■ **Supplied material**
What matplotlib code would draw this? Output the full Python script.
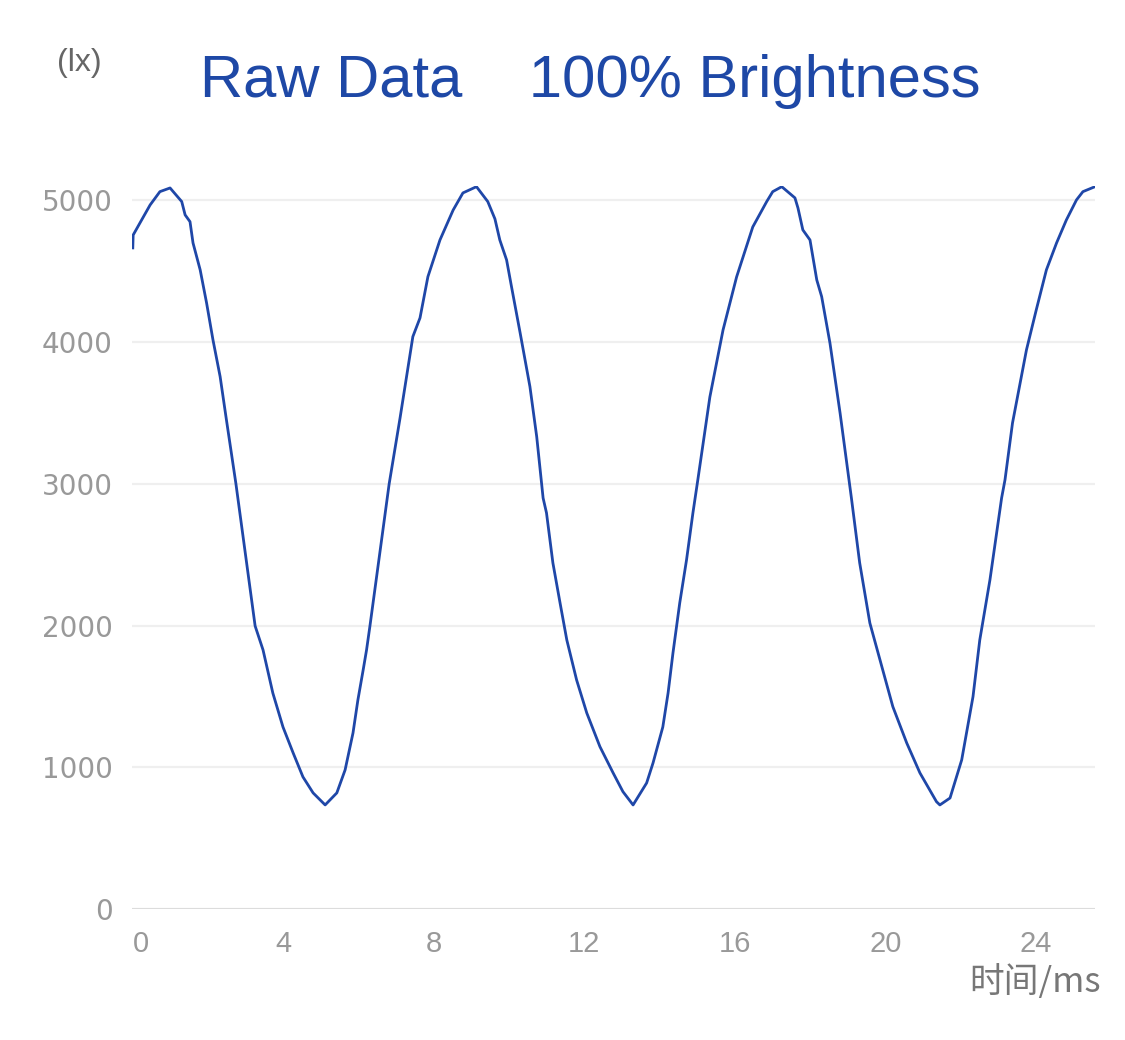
import matplotlib
matplotlib.use('Agg')
import matplotlib.pyplot as plt

# time (ms) and illuminance (lx)
time_ms = [0.01, 0.02, 0.20, 0.47, 0.73, 1.00, 1.31, 1.40, 1.53, 1.61, 1.80, 1.97,
           2.14, 2.33, 2.49, 2.75, 3.26, 3.47, 3.73, 4.00, 4.27, 4.53, 4.80, 5.12,
           5.43, 5.65, 5.86, 5.99, 6.13, 6.22, 6.31, 6.82, 7.11, 7.45, 7.64, 7.85,
           8.17, 8.52, 8.78, 9.14, 9.44, 9.63, 9.76, 9.94, 10.07, 10.30, 10.56, 10.74,
           10.91, 11.00, 11.17, 11.36, 11.54, 11.80, 12.07, 12.42, 12.77, 13.03, 13.30,
           13.66, 13.83, 14.09, 14.23, 14.36, 14.54, 14.72, 14.89, 15.02, 15.34, 15.69,
           16.05, 16.48, 16.85, 17.01, 17.25, 17.60, 17.68, 17.81, 18.00, 18.18, 18.31,
           18.53, 18.80, 19.10, 19.32, 19.59, 19.86, 20.20, 20.57, 20.92, 21.36, 21.45,
           21.72, 22.03, 22.33, 22.51, 22.78, 23.09, 23.18, 23.38, 23.75, 24.01, 24.28,
           24.55, 24.81, 25.08, 25.25, 25.57]
lux = [4665, 4756, 4841, 4968, 5062, 5088, 4992, 4898, 4850, 4700, 4510, 4277,
       4016, 3757, 3465, 3000, 1997, 1828, 1524, 1284, 1101, 932, 819, 734,
       819, 981, 1242, 1475, 1687, 1828, 1997, 2999, 3465, 4039, 4171, 4462,
       4721, 4932, 5053, 5097, 4992, 4870, 4721, 4580, 4392, 4065, 3686, 3333,
       2900, 2795, 2442, 2160, 1898, 1616, 1383, 1145, 960, 828, 734,
       889, 1030, 1284, 1524, 1807, 2160, 2463, 2795, 3028, 3613, 4086,
       4460, 4813, 4992, 5062, 5097, 5018, 4947, 4792, 4721, 4439, 4321,
       3994, 3498, 2900, 2442, 2018, 1757, 1428, 1171, 960, 757, 734,
       783, 1052, 1498, 1898, 2322, 2900, 3028, 3430, 3945, 4227, 4510,
       4700, 4862, 5004, 5062, 5097]

x_ticks = [0, 4, 8, 12, 16, 20, 24]
y_ticks = [0, 1000, 2000, 3000, 4000, 5000]
title = "Raw Data    100% Brightness"
line_color = '#1f47a8'

fig = plt.figure(figsize=(11.25, 10.4), dpi=100)
ax = fig.add_axes([0.1177, 0.126, 0.8556, 0.6949])

ax.plot(time_ms, lux, color=line_color, linewidth=2.0)
ax.set_xlim(0, 25.57)
ax.set_ylim(0, 5100)

for s in ax.spines.values():
    s.set_visible(False)
ax.set_yticks(y_ticks)
ax.set_xticks(x_ticks)
ax.grid(axis='y', color='#efefef', linewidth=1.6)
ax.set_axisbelow(True)
ax.axhline(0, color='#dcdcdc', linewidth=2.2, zorder=1)

ax.tick_params(axis='y', length=0, pad=14, labelsize=20, labelcolor='#999999')
ax.tick_params(axis='x', length=0, pad=15, labelsize=21, labelcolor='#999999')
for lab in ax.get_yticklabels():
    lab.set_family('DejaVu Sans')
for lab in ax.get_xticklabels():
    lab.set_family('Liberation Sans')
ax.get_xticklabels()[0].set_horizontalalignment('left')

fig.text(200 / 1125, 1 - 97 / 1040, title, fontsize=43, color='#1e48a6',
         family='Liberation Sans', ha='left', va='baseline')
fig.text(79 / 1125, 1 - 63 / 1040, '(lx)', fontsize=23, color='#666666',
         family='Liberation Sans', ha='center', va='center')
fig.text(1101 / 1125, 1 - 982 / 1040, '时间/ms', fontsize=25, color='#777777',
         family=['Noto Sans CJK SC', 'DejaVu Sans'], ha='right', va='center')

plt.savefig('out.png', dpi=100)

■ **What you need to do**
Repeat, word for word and with no pictures, only the lines running from the beginning of the data to the line that contains "import matplotlib.pyplot as plt".

■ **Reply**
What matplotlib code would draw this? Output the full Python script.
import matplotlib
matplotlib.use('Agg')
import matplotlib.pyplot as plt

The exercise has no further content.